What this gets us is content that we can easily output to a Web site in HTML/XHTML in a template that meets all accessibility requirements, ensures quality assurance has been performed, and provides a consistent presentation of information. The same information can be output in a more simple presentation template for handheld devices (AvantGo for example) or WML for WAP. The same information can be provided in an XML document, such as RSS, which provides others access to information more easily. The same information can be output to a template that is stored in PDF that is then sent to a printer to output in a newsletter or the PDF distributed for the users to print out on their own. The technologies for information presentation are ever changing and CMS allows us to easily keep up with these changes and output the information in the "latest and greatest", while still being able to provide information to those using older technologies.



November 23, 2001

Coding your own RSS feed?
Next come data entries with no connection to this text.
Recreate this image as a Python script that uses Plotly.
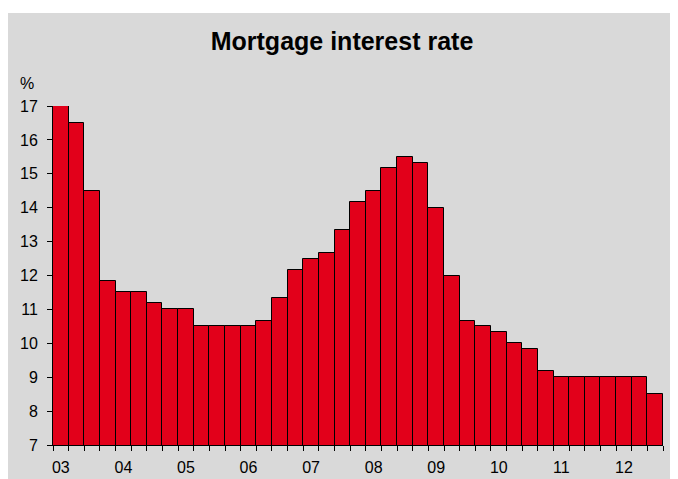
import plotly.graph_objects as go

# Quarterly categories 2003 Q1 .. 2012 Q3
years = ["03", "04", "05", "06", "07", "08", "09", "10", "11", "12"]
quarters = ["Q1", "Q2", "Q3", "Q4"]
categories = [f"{y} {q}" for y in years for q in quarters][:39]
tick_text = [c.split(" ")[0] if c.endswith("Q1") else "" for c in categories]

rates = [17.0, 16.5, 14.5, 11.83,
         11.5, 11.5, 11.2, 11.0,
         11.0, 10.5, 10.5, 10.5,
         10.5, 10.67, 11.33, 12.17,
         12.5, 12.67, 13.33, 14.17,
         14.5, 15.17, 15.5, 15.33,
         14.0, 12.0, 10.67, 10.5,
         10.33, 10.0, 9.83, 9.17,
         9.0, 9.0, 9.0, 9.0,
         9.0, 9.0, 8.5]

# page body has an 8px margin, so the figure is drawn 8px in from the window edge
W, H = 670, 471
L, R, T, B = 45, 15, 98, 34
pw, ph = W - L - R, H - T - B

fig = go.Figure(go.Bar(
    x=categories, y=rates,
    marker=dict(color="#E2001A", line=dict(color="black", width=1)),
))

font = "Arial, Liberation Sans, sans-serif"
fs = 16

fig.update_layout(
    width=W, height=H,
    margin=dict(l=L, r=R, t=T, b=B, autoexpand=False),
    paper_bgcolor="#D9D9D9",
    plot_bgcolor="rgba(0,0,0,0)",
    bargap=0,
    showlegend=False,
    font=dict(family=font, size=fs, color="black"),
    title=dict(text="<b>Mortgage interest rate</b>", x=334 / W, xanchor="center",
               y=1 - 33 / H, yanchor="middle", yref="container",
               font=dict(family=font, size=25, color="black")),
    xaxis=dict(type="category", tickmode="array", tickvals=categories, ticktext=tick_text,
               tickson="boundaries", ticks="outside", ticklen=5, tickcolor="black",
               tickangle=0, ticklabelstandoff=8, automargin=False,
               showline=True, linecolor="black", linewidth=1, showgrid=False,
               tickfont=dict(family=font, size=fs, color="black"),
               range=[-0.5, len(categories) - 0.5]),
    yaxis=dict(range=[7, 17], dtick=1, tick0=7, ticks="outside", ticklen=5, tickcolor="black",
               showline=True, linecolor="black", linewidth=1, showgrid=False, zeroline=False,
               automargin=False,
               tickfont=dict(family=font, size=fs, color="black"), ticklabelstandoff=6),
    shapes=[dict(type="rect", xref="paper", yref="paper", layer="below",
                 x0=-0.2, x1=1.2, y0=(H - B - 5) / ph, y1=1.5,
                 fillcolor="white", line=dict(width=0))],
    annotations=[dict(text="%", xref="paper", yref="paper", x=(10 - L) / pw, xanchor="left",
                      y=(H - B - 75) / ph, yanchor="middle", showarrow=False,
                      font=dict(family=font, size=fs, color="black"))],
)

fig.write_html("out.html")
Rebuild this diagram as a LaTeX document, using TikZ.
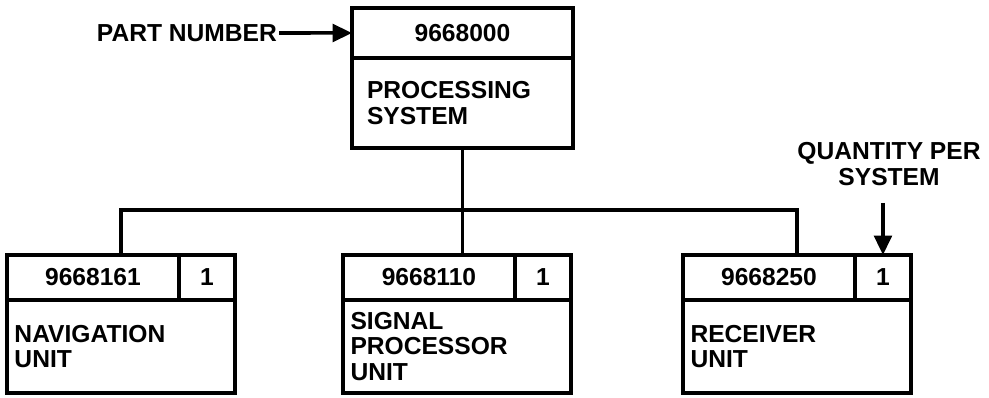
\documentclass[tikz,border=0pt]{standalone}
\usepackage{fontspec}
\setsansfont{Liberation Sans}
\usetikzlibrary{arrows.meta}

\begin{document}
\begin{tikzpicture}[
		x=0.02cm, y=-0.02cm,
		txt/.style={font=\sffamily\bfseries\fontsize{14}{14.6}\selectfont},
		cell/.style={txt, draw, line width=2pt, anchor=north west, inner sep=0pt, outer sep=0pt},
		numcell/.style={cell, minimum width=3.44cm, minimum height=0.9cm},
		qtycell/.style={cell, minimum width=1.12cm, minimum height=0.9cm},
		namecell/.style={cell, text width=4.26cm, inner xsep=0.15cm, minimum height=1.86cm, align=left},
		link/.style={line width=2pt},
		pointer/.style={line width=2pt, -{Triangle[length=11pt, width=10pt]}}
		]
		\useasboundingbox (0,0) rectangle (989,398);
		
		% Top level assembly
		\node[cell, minimum width=4.42cm, minimum height=1.0cm] (sysnum) at (352,8) {9668000};
		\node[cell, text width=3.82cm, inner xsep=0.3cm, minimum height=1.8cm, align=left]
			(sys) at (352,58) {PROCESSING\\SYSTEM};
		
		% Part number callout
		\node[txt, anchor=east, inner sep=1pt] (partlbl) at (279,33) {PART NUMBER};
		\draw[pointer] (partlbl) -- (sysnum);
		
		% Sub-assemblies
		\foreach \nm/\x/\num/\label in {nav/7/9668161/{NAVIGATION\\UNIT},
			sig/343/9668110/{SIGNAL\\PROCESSOR\\UNIT},
			rcv/683/9668250/{RECEIVER\\UNIT}} {
			\node[numcell] (\nm-num) at (\x,255) {\num};
			\node[qtycell] (\nm-qty) at (\nm-num.north east) {1};
			\node[namecell] (\nm) at (\nm-num.south west) {\label};
		}
		
		% Tree connectors
		\coordinate (bus) at (sys.south |- 0,210);
		\draw[link] (sys.south) -- (bus);
		\draw[link] (nav-num.north west -| nav.north) |- (bus) -| (rcv-num.north west -| rcv.north);
		\draw[link] (bus) -- (sig-num.north west -| bus);
		
		% Quantity callout
		\node[txt, align=center, inner sep=1pt] (qtylbl) at (889,164) {QUANTITY PER\\SYSTEM};
		\coordinate (qtytop) at (rcv-qty.north |- 0,203);
		\draw[pointer] (qtytop) -- (rcv-qty.north);
		
	\end{tikzpicture}
\end{document}
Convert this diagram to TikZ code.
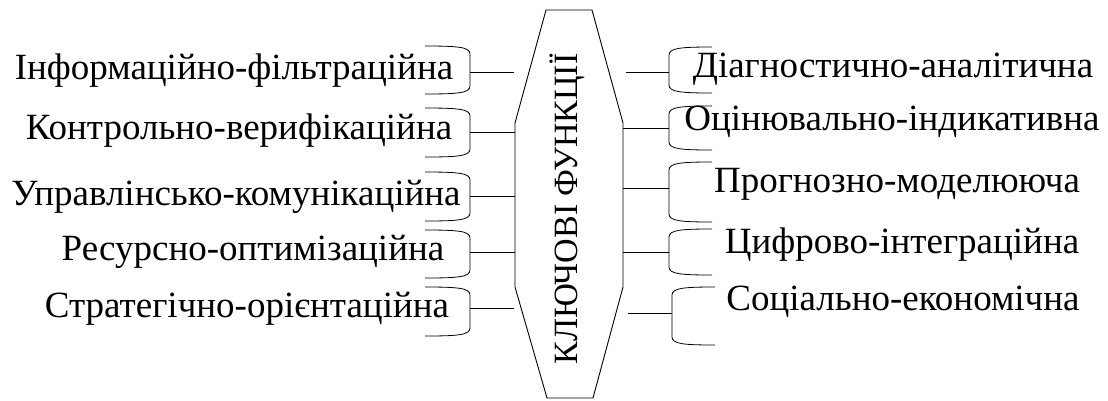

This Userland RSS 0.92 resource page will be helpful.


November 18, 2001


Everybody has been talking about RSS lately. You ask, "What is it"? Remote Site Summary is its full name and the O'Reilly Net offers Create RSS channels from HTML news sites to help you get a better understanding.

This site will be adding an RSS feed in the near future. RSS allows you to pull together a bunch of RSS files from your favorite sites and parse them then build your own link page, with summaries, to current articles or postings from your favorite sites.



November 5, 2001

I am constantly digging out Chris Wetherell's portal. Now I have a way back. He make use of RSS to track the information on other's sites and pulls them to his portal. Not a novel idea, but a solid presentation and a good selection.